Macroscopic image of low‐density polyethylene (LDPE) and polydimethylsiloxane (PDMS) flat sheets after in vitro incubation under pulsatile flow with physiological wall shear stress conditions with human whole blood at 37°C for 1 h. LDPE barely showing thrombus formation; PDMS clearly showing vast red‐thrombus formation.

Figure 3

Scanning electron microscopy images of low‐density polyethylene (LDPE) and polydimethylsiloxane (PDMS) surfaces before and after in vitro incubation under pulsatile flow with physiological wall shear stress conditions with human whole blood at 37°C for 1 h. (a, b) 375× and 1500× magnification of LDPE before incubation, respectively. A clean, smooth surface is visible. (c, d) 420× and 1500× magnification of PDMS before incubation, respectively. A clean, rough surface is visible. (e, f) 375× and 6000× magnification of LDPE after incubation, respectively. An almost clean surface, showing only few adhered platelets is visible. (g, h) 385× and 1500× magnification of PDMS after incubation, respectively.

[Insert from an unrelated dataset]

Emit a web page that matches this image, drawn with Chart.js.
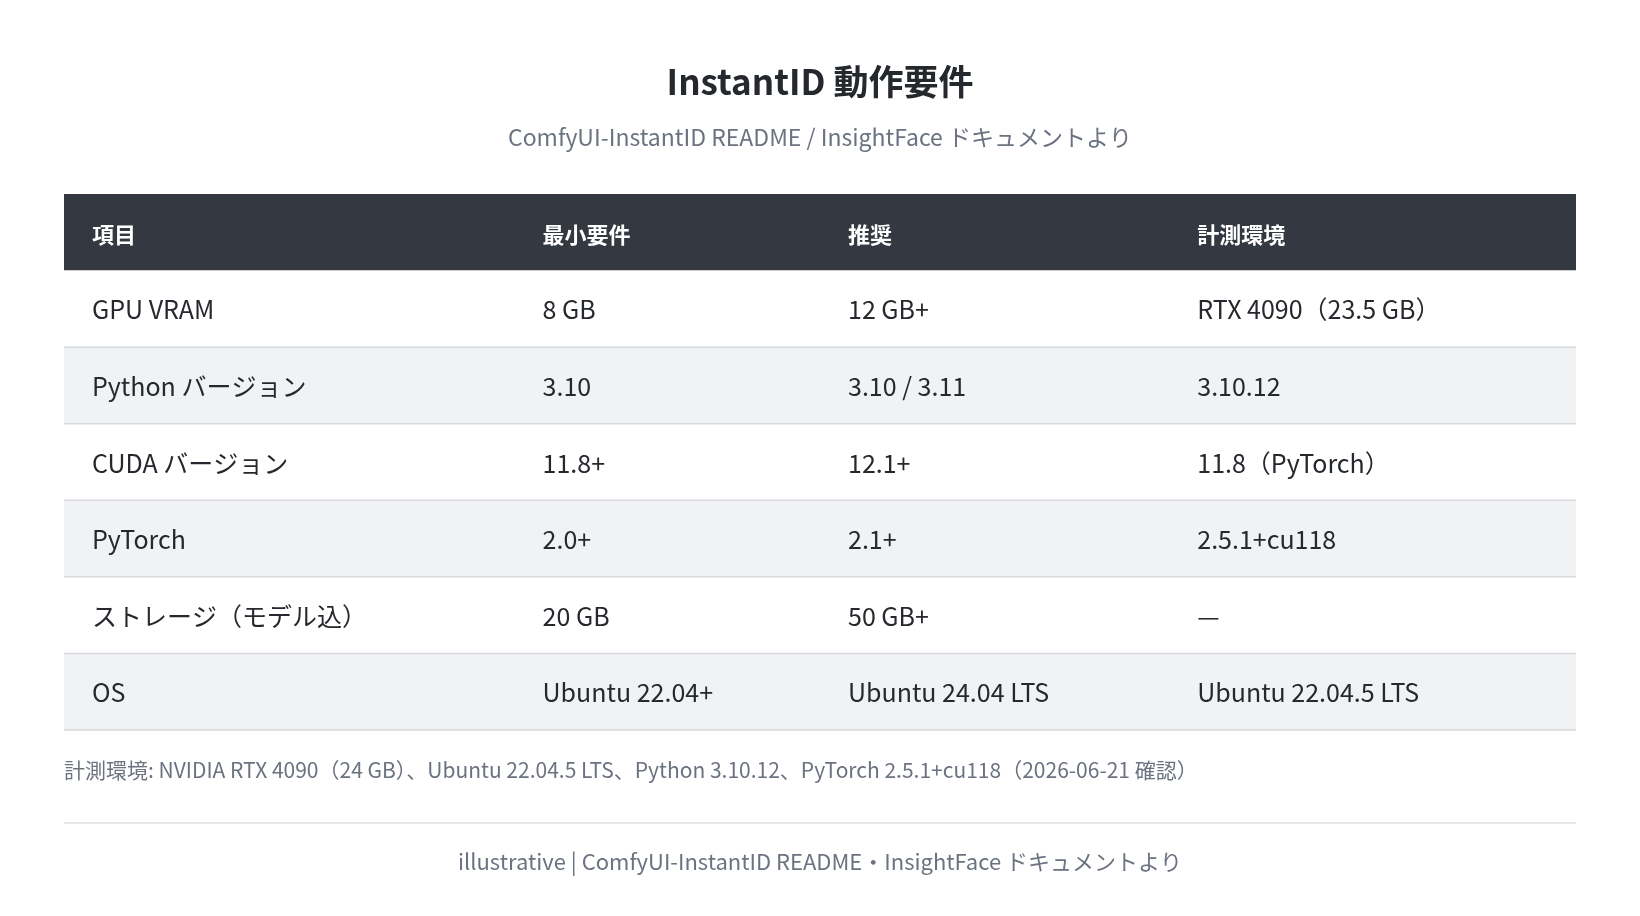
<!DOCTYPE html>
<html>
<head>
<meta charset="utf-8">
<script src="https://cdn.jsdelivr.net/npm/chart.js@4"></script>
<style>
  html, body { margin: 0; padding: 0; background: #ffffff; }
  canvas { display: block; }
</style>
</head>
<body>
<canvas id="tableChart" width="1640" height="916"></canvas>
<script>
// ---- Data ----
const headers = ['項目', '最小要件', '推奨', '計測環境'];
const items = ['GPU VRAM', 'Python バージョン', 'CUDA バージョン', 'PyTorch', 'ストレージ（モデル込）', 'OS'];
const minimum = ['8 GB', '3.10', '11.8+', '2.0+', '20 GB', 'Ubuntu 22.04+'];
const recommended = ['12 GB+', '3.10 / 3.11', '12.1+', '2.1+', '50 GB+', 'Ubuntu 24.04 LTS'];
const measured = ['RTX 4090（23.5 GB）', '3.10.12', '11.8（PyTorch）', '2.5.1+cu118', '—', 'Ubuntu 22.04.5 LTS'];
const columnStarts = [0, 29.8, 50, 73.1];   // percent of table width

const titleText = 'InstantID 動作要件';
const subtitleText = 'ComfyUI-InstantID README / InsightFace ドキュメントより';
const noteText = '計測環境: NVIDIA RTX 4090（24 GB）、Ubuntu 22.04.5 LTS、Python 3.10.12、PyTorch 2.5.1+cu118（2026-06-21 確認）';
const footerText = 'illustrative | ComfyUI-InstantID README・InsightFace ドキュメントより';

const FONT = '"Noto Sans CJK JP", "Noto Sans", sans-serif';
const rowLabels = ['header'].concat(items.map((_, i) => 'r' + i));
const rowColors = ['#343941'].concat(items.map((_, i) => i % 2 ? '#f1f2f4' : '#ffffff'));

// ---- Plugin: text and rules ----
const tablePlugin = {
    id: 'tableText',
    afterDatasetsDraw(chart) {
        const { ctx, chartArea: a, scales: { x, y } } = chart;
        const W = chart.width;
        ctx.save();
        ctx.textBaseline = 'middle';

        // Title / subtitle
        ctx.textAlign = 'center';
        ctx.fillStyle = '#25282c';
        ctx.font = 'bold 35px ' + FONT;
        ctx.fillText(titleText, W / 2, 82);
        ctx.fillStyle = '#6b7280';
        ctx.font = '23px ' + FONT;
        ctx.fillText(subtitleText, W / 2, 137);

        // Row separators
        const band = (y.getPixelForValue(1) - y.getPixelForValue(0));
        ctx.strokeStyle = '#d6d9dd';
        ctx.lineWidth = 1.5;
        for (let i = 1; i < rowLabels.length; i++) {
            const yb = y.getPixelForValue(i) + band / 2;
            ctx.beginPath();
            ctx.moveTo(a.left, yb);
            ctx.lineTo(a.right, yb);
            ctx.stroke();
        }

        // Cells
        ctx.textAlign = 'left';
        const pad = 28;
        const cols = [items, minimum, recommended, measured];
        headers.forEach((h, c) => {
            ctx.fillStyle = '#ffffff';
            ctx.font = 'bold 22px ' + FONT;
            ctx.fillText(h, x.getPixelForValue(columnStarts[c]) + pad, y.getPixelForValue(0) + 2);
        });
        ctx.fillStyle = '#25282c';
        ctx.font = '25px ' + FONT;
        items.forEach((_, r) => {
            cols.forEach((col, c) => {
                ctx.fillText(col[r], x.getPixelForValue(columnStarts[c]) + pad, y.getPixelForValue(r + 1) + 1);
            });
        });

        // Note, divider, footer
        ctx.fillStyle = '#6b7280';
        ctx.font = '21px ' + FONT;
        ctx.fillText(noteText, a.left, 770);
        ctx.strokeStyle = '#dcdfe3';
        ctx.beginPath();
        ctx.moveTo(a.left, 823);
        ctx.lineTo(a.right, 823);
        ctx.stroke();
        ctx.textAlign = 'center';
        ctx.font = '22px ' + FONT;
        ctx.fillText(footerText, W / 2, 862);
        ctx.restore();
    }
};

new Chart(document.getElementById('tableChart'), {
    type: 'bar',
    data: {
        labels: rowLabels,
        datasets: [{
            data: rowLabels.map(() => 100),
            backgroundColor: rowColors,
            barPercentage: 1,
            categoryPercentage: 1,
            borderWidth: 0
        }]
    },
    options: {
        indexAxis: 'y',
        responsive: false,
        animation: false,
        events: [],
        layout: { padding: { left: 64, right: 64, top: 194, bottom: 186 } },
        plugins: { legend: { display: false }, tooltip: { enabled: false } },
        scales: {
            x: { type: 'linear', min: 0, max: 100, display: false },
            y: { type: 'category', display: false, offset: true, grid: { display: false } }
        }
    },
    plugins: [tablePlugin]
});
</script>
</body>
</html>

The bare polymer surface is almost completely covered by vast thrombus layers, mostly consisting of fibrin and red blood cells.

Figure 4

(a) Platelet adhesion and (b) fibrin binding on low‐density polyethylene (LDPE) and polydimethylsiloxane (PDMS) after in vitro incubation under pulsatile flow with physiological wall shear stress conditions with human whole blood at 37°C for various incubation times. **p < 0.05 between indicated references, using an independent samples t test.

Figure 5

(a) Whole blood platelet count, (b) platelet adhesion to collagen, (c) surface‐bound P‐selectin expression, and (d) thromboxane B2 release in plasma after in vitro incubation under pulsatile flow with physiological wall shear stress conditions with human whole blood at 37°C for various incubation times using empty loops (Empty) as negative reference, low‐density polyethylene (LDPE) as low reference, and polydimethylsiloxane (PDMS) as high reference. *p < 0.05 compared with the baseline (0 min), using a paired samples t test. **p < 0.05 between indicated references, using an independent samples t test.

Figure 6

(a) Elastase release in plasma, (b) complement complex C5b‐9 formation in plasma, (c) thrombin–antithrombin III complex formation in plasma, and (d) free hemoglobin in plasma after in vitro incubation under pulsatile flow with physiological wall shear stress conditions with human whole blood at 37°C for various incubation times using empty loops (Empty) as negative reference, low‐density polyethylene (LDPE) as low reference, and polydimethylsiloxane (PDMS) as high reference. *p < 0.05 compared with the baseline (0 min), using a paired samples t test. **p < 0.05 between indicated references, using an independent samples t test.